Now, I'm sure some of you are thinking, "Oh, you just don't want her talking to him at all!"
But, seriously, if that were the case, I would be a freakin' basketcase, huddled fetal-style in the corner, drooling and babbling. They have children together. They email and call all the time. I don't care if she talks to him, as long as he's not praying for death's sweet release at the time.
Husband called me after he woke up from the endoscopy to report that, contrary to what the doctors told him to expect, he STILL had the migraine. Apparently, anesthesia remains ineffective against supernatural-strength migraines. But at least they were letting him eat. If you can consider eating hospital food to be a good thing. Which we all know it isn't. So I don't know why I'm even talking about it.
Moving on.
Before succumbing to the morphine, Husband expressed his desire to see me that night. And only me. He wasn't up to social calls and didn't want his girls seeing him in his current state, i.e. less life-like than the animatronic presidents at Disney World.
I emailed an update on him to people I knew would want to hear, including Mrs. X, and got a reply from her something to the effect of, "Great! The girls and I are gonna visit him after dinner tonight!"
*sigh*
Now, I understand the desire to cheer up the afflicted. And I get that nothing in the world brings Husband more joy than seeing his girls. I really do.
BUT WHAT IN THE DING-DONG-DIDDLY WAS SHE THINKING?!?! If he didn't want a simple phone call, why would he want visitors?!
There I was, banging my head on my desk, and were she a normal ex-wife, I could have replied to her email with expletives and threats and many, many exclamation points. But she's not a normal ex-wife. And I found myself writing to her like I was writing to The Girl Child.
"Dear Mrs. X,
"When a Mommy and Daddy love each other very much, they often rely on each other to do things like ignore the skidmarks in their undies, be patient with their in-laws, and keep well-wishers at bay when they are in horrible agony. Remember when you fell down the stairs and would only let Mommy hold you for the rest of the day, so she couldn't get anything else done? It's kinda like that."
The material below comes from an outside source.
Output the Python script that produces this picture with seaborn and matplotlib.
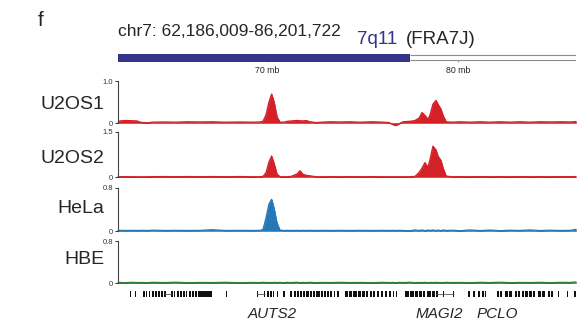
import matplotlib
matplotlib.use("Agg")
import numpy as np
import pandas as pd
import matplotlib.pyplot as plt
import seaborn as sns

# region shown (mb)
region_start = 62.186009
region_end = 86.201722
band_start = 62.186009
band_end = 77.5          # end of 7q11 band
ruler_ticks = [70, 80]
ruler_labels = ["70 mb", "80 mb"]

# sample positions along chr7 (mb)
pos_mb = [62.19, 62.29, 62.55, 62.92, 63.18, 63.39, 63.76, 63.97, 64.65, 65.17,
          65.86, 66.49, 67.11, 67.80, 68.58, 69.21, 69.63, 69.79, 69.95, 70.10,
          70.24, 70.37, 70.52, 70.68, 70.89, 71.05, 71.26, 71.57, 71.73, 71.89,
          72.04, 72.25, 72.57, 72.88, 73.30, 73.83, 74.35, 74.88, 75.50, 76.08,
          76.40, 76.61, 76.76, 76.92, 77.13, 77.50, 77.76, 77.97, 78.13, 78.28,
          78.44, 78.55, 78.70, 78.86, 78.96, 79.12, 79.23, 79.39, 79.70, 80.12,
          80.64, 81.17, 81.69, 82.22, 82.74, 83.26, 83.79, 84.31, 84.84, 85.36,
          85.89, 86.20]

u2os1 = [0.02, 0.05, 0.06, 0.055, 0.05, 0.015, 0.005, 0.02, 0.025, 0.02,
         0.03, 0.025, 0.03, 0.02, 0.025, 0.02, 0.025, 0.04, 0.2, 0.5,
         0.69, 0.5, 0.15, 0.02, 0.02, 0.04, 0.05, 0.06, 0.055, 0.05,
         0.06, 0.03, 0.01, 0.02, 0.03, 0.025, 0.03, 0.02, 0.03, 0.02,
         0.01, -0.04, -0.06, -0.02, 0.03, 0.04, 0.06, 0.12, 0.25, 0.18,
         0.09, 0.2, 0.45, 0.54, 0.45, 0.33, 0.18, 0.03, 0.02, 0.03,
         0.02, 0.03, 0.02, 0.03, 0.02, 0.03, 0.02, 0.03, 0.025, 0.03,
         0.025, 0.035]

u2os2 = [0.01, 0.01, 0.012, 0.01, 0.01, 0.008, 0.01, 0.012, 0.015, 0.01,
         0.015, 0.01, 0.015, 0.01, 0.015, 0.01, 0.01, 0.02, 0.15, 0.5,
         0.7, 0.45, 0.1, 0.01, 0.01, 0.01, 0.02, 0.1, 0.21, 0.09,
         0.06, 0.04, 0.01, 0.01, 0.012, 0.01, 0.012, 0.01, 0.012, 0.01,
         0.01, 0.01, 0.01, 0.01, 0.01, 0.01, 0.02, 0.15, 0.3, 0.48,
         0.32, 0.6, 1.03, 0.9, 0.7, 0.55, 0.3, 0.03, 0.01, 0.012,
         0.01, 0.012, 0.01, 0.012, 0.01, 0.012, 0.01, 0.012, 0.01, 0.012,
         0.01, 0.015]

hela = [0.01, 0.012, 0.01, 0.012, 0.01, 0.012, 0.01, 0.015, 0.01, 0.012,
        0.01, 0.012, 0.025, 0.01, 0.012, 0.01, 0.012, 0.03, 0.25, 0.5,
        0.59, 0.42, 0.15, 0.015, 0.01, 0.012, 0.01, 0.012, 0.01, 0.012,
        0.01, 0.012, 0.01, 0.012, 0.01, 0.012, 0.01, 0.012, 0.01, 0.012,
        0.01, 0.012, 0.01, 0.012, 0.01, 0.005, 0.02, 0.008, 0.02, 0.006,
        0.018, 0.01, 0.02, 0.008, 0.018, 0.006, 0.02, 0.01, 0.015, 0.005,
        0.02, 0.008, 0.018, 0.006, 0.015, 0.01, 0.02, 0.008, 0.015, 0.01,
        0.012, 0.03]

hbe = [0.008, 0.01, 0.006, 0.012, 0.008, 0.01, 0.006, 0.012, 0.008, 0.014,
       0.006, 0.01, 0.008, 0.012, 0.006, 0.01, 0.008, 0.012, 0.008, 0.01,
       0.006, 0.012, 0.008, 0.01, 0.006, 0.012, 0.008, 0.014, 0.006, 0.01,
       0.008, 0.012, 0.006, 0.01, 0.008, 0.012, 0.008, 0.01, 0.006, 0.012,
       0.008, 0.01, 0.006, 0.012, 0.008, 0.014, 0.006, 0.01, 0.008, 0.012,
       0.006, 0.01, 0.008, 0.012, 0.008, 0.01, 0.006, 0.012, 0.008, 0.01,
       0.006, 0.012, 0.008, 0.014, 0.006, 0.01, 0.008, 0.012, 0.006, 0.012,
       0.01, 0.02]

track_names = ["U2OS1", "U2OS2", "HeLa", "HBE"]
track_values = [u2os1, u2os2, hela, hbe]
track_ymax = [1.0, 1.5, 0.8, 0.8]
track_toplabels = ["1.0", "1.5", "0.8", "0.8"]
track_colors = ["#d42027", "#d42027", "#2478b8", "#2e7b3a"]

# RefSeq features (start mb, width mb)
gene_starts = [62.82, 63.08, 63.50, 63.65, 63.81, 63.97, 64.13, 64.28, 64.44, 64.60,
               64.97, 65.12, 65.28, 65.44, 65.59, 65.75, 65.91, 66.07, 66.22, 66.38,
               66.54, 66.75, 66.96, 67.85, 69.47, 69.84, 70.00, 70.16, 70.31, 70.52,
               70.84, 71.21, 71.42, 71.57, 71.73, 71.89, 72.04, 72.25, 72.41, 72.57,
               72.83, 72.99, 73.15, 73.30, 73.51, 73.67, 74.09, 74.30, 74.51, 74.77,
               74.98, 75.19, 75.40, 75.56, 75.77, 75.98, 76.19, 76.40, 76.61, 76.76,
               77.24, 77.50, 77.76, 77.97, 78.18, 78.39, 78.65, 78.86, 79.23, 79.75,
               80.54, 80.80, 81.06, 81.27, 81.43, 82.06, 82.22, 82.48, 82.69, 83.00,
               83.16, 83.37, 83.53, 83.74, 83.95, 84.21, 84.42, 84.73, 84.89, 85.26,
               85.73, 86.08, 86.15]
gene_widths = [0.05, 0.05, 0.08, 0.08, 0.08, 0.10, 0.08, 0.10, 0.08, 0.10,
               0.08, 0.08, 0.10, 0.08, 0.10, 0.08, 0.10, 0.08, 0.10, 0.16,
               0.20, 0.20, 0.16, 0.035, 0.05, 0.08, 0.08, 0.08, 0.08, 0.08,
               0.10, 0.10, 0.08, 0.10, 0.08, 0.10, 0.16, 0.10, 0.10, 0.20,
               0.10, 0.10, 0.08, 0.10, 0.08, 0.10, 0.16, 0.16, 0.20, 0.16,
               0.16, 0.10, 0.10, 0.10, 0.08, 0.10, 0.08, 0.08, 0.05, 0.05,
               0.20, 0.20, 0.16, 0.16, 0.10, 0.20, 0.16, 0.10, 0.05, 0.05,
               0.08, 0.08, 0.10, 0.10, 0.05, 0.08, 0.08, 0.16, 0.16, 0.10,
               0.10, 0.10, 0.16, 0.16, 0.10, 0.16, 0.16, 0.10, 0.08, 0.05,
               0.05, 0.07, 0.05]
intron_starts = [64.60, 69.47, 78.86]
intron_ends = [65.00, 69.90, 79.80]
gene_names = ["AUTS2", "MAGI2", "PCLO"]
gene_name_mb = [70.26, 79.04, 82.06]

sns.set_style("white")
plt.rcParams["font.family"] = ["Liberation Sans", "DejaVu Sans"]

fig = plt.figure(figsize=(5.82, 3.31), dpi=100)
W, H = 582.0, 331.0
left = 118 / W
width = 458 / W

# title texts
fig.text(41 / W, 1 - 21 / H, "f", fontsize=15, ha="center", va="center")
fig.text(118 / W, 1 - 31 / H, "chr7: 62,186,009-86,201,722", fontsize=12.5,
         ha="left", va="center")
fig.text(357 / W, 1 - 40 / H, "7q11", fontsize=13.5, color="#35338a",
         ha="left", va="center")
fig.text(406 / W, 1 - 40 / H, "(FRA7J)", fontsize=13.5, ha="left", va="center")

# ideogram / ruler
rax = fig.add_axes([left, 1 - 66 / H, width, 16 / H])
rax.set_xlim(region_start, region_end)
rax.set_ylim(0, 1)
rax.axis("off")
rax.hlines([0.375, 0.6875], band_end, region_end, color="#8c8c8c", lw=0.8)
rax.vlines(ruler_ticks, 0.25, 0.375, color="#8c8c8c", lw=0.6)
rax.broken_barh([(band_start, band_end - band_start)], (0.25, 0.5),
                facecolor="#35338a", edgecolor="none", zorder=3)
for t, lab in zip(ruler_ticks, ruler_labels):
    rax.text(t, -0.31, lab, fontsize=6.3, ha="center", va="center")

# signal tracks (top px, bottom px)
track_boxes = [(81, 123), (132, 177), (188, 231), (241, 283)]
label_y = [0.43, 0.42, 0.53, 0.55]

for name, vals, ymax, toplab, col, box, ly in zip(track_names, track_values, track_ymax,
                                                   track_toplabels, track_colors,
                                                   track_boxes, label_y):
    top, bot = box
    ax = fig.add_axes([left, 1 - bot / H, width, (bot - top) / H])
    df = pd.DataFrame({"pos": pos_mb, "signal": vals})
    ax.fill_between(df["pos"], 0, df["signal"], facecolor=col, edgecolor=col,
                    linewidth=0.4, clip_on=False)
    sns.lineplot(data=df, x="pos", y="signal", ax=ax, color=col, linewidth=0.9)
    for ln in ax.lines:
        ln.set_clip_on(False)
    ax.set_xlim(region_start, region_end)
    ax.set_ylim(0, ymax)
    ax.set_yticks([0, ymax])
    ax.set_yticklabels(["0", toplab])
    ax.set_xticks([])
    ax.set_xlabel("")
    ax.set_ylabel("")
    for s in ["top", "right", "bottom"]:
        ax.spines[s].set_visible(False)
    ax.spines["left"].set_color("#444444")
    ax.spines["left"].set_linewidth(0.8)
    ax.tick_params(axis="y", left=True, length=2.5, width=0.7, pad=1,
                   labelsize=5.5, colors="#333333")
    ax.patch.set_alpha(0)
    ax.text(-0.03, ly, name, transform=ax.transAxes, fontsize=14,
            ha="right", va="center")

# gene track
gax = fig.add_axes([left, 1 - 299 / H, width, 10 / H])
gax.set_xlim(region_start, region_end)
gax.set_ylim(0, 1)
gax.axis("off")
gax.hlines([0.5] * len(intron_starts), intron_starts, intron_ends, color="#555555", lw=0.6)
gax.broken_barh(list(zip(gene_starts, gene_widths)), (0.2, 0.6),
                facecolor="#111111", edgecolor="none")
for g, x in zip(gene_names, gene_name_mb):
    gax.text(x, -1.5, g, fontsize=11, style="italic", ha="center", va="center")

fig.savefig("out.png", dpi=100)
And she complied, although I'm sure she was probably banging her head on her desk and wishing she could respond with expletives. It's a strange and tenuous truce -- this First Wife/Second Wife relationship -- to be sure.
Later that night, while I was holding Husband's hand and mopping the sweat off his brow with a lace kerchief, he drew his shawl tighter around his shoulders and mentioned that Mrs. X had called and asked if they could come visit.
[Wenchie deadpans a look to the camera.]
I'm sure there'll be donuts on my lawn when I get home tonight. And not the good kind.
Comments
NO She didn't?!!
I'm the second wife to my ex and I'm going to be the second wife this time around too. The first wives and myself..we just hate each other--makes things easier. I'm H-O-R-R-I-B-L-E at brown nosing. Honestly I tried to be nice to both of them, but they were'nt taking the bait. Oddly my ex-husband gets along wonderfully with my fiance. Must be a man thing.
Posted by: Michele at February 27, 2006 01:49 PM
Still rolling....
Nice work!
Posted by: matt at February 27, 2006 04:57 PM
I'm sure there'll be donuts on my lawn when I get home tonight.
Bitchin' Camaro, bitchin' Camaro
Donuts on your lawn
Bitchin' Camaro, bitchin' Camaro
Tony Orlando and Dawn!
Sorry, dearest Wenchie, can't help myself!!
Posted by: some_other_dave at February 28, 2006 12:55 AM
Obviously, she doesn't get your authority on the situation. Children or not, that's not the time for the girlies to see daddy.
Does she still have a "thing" for him, possibly?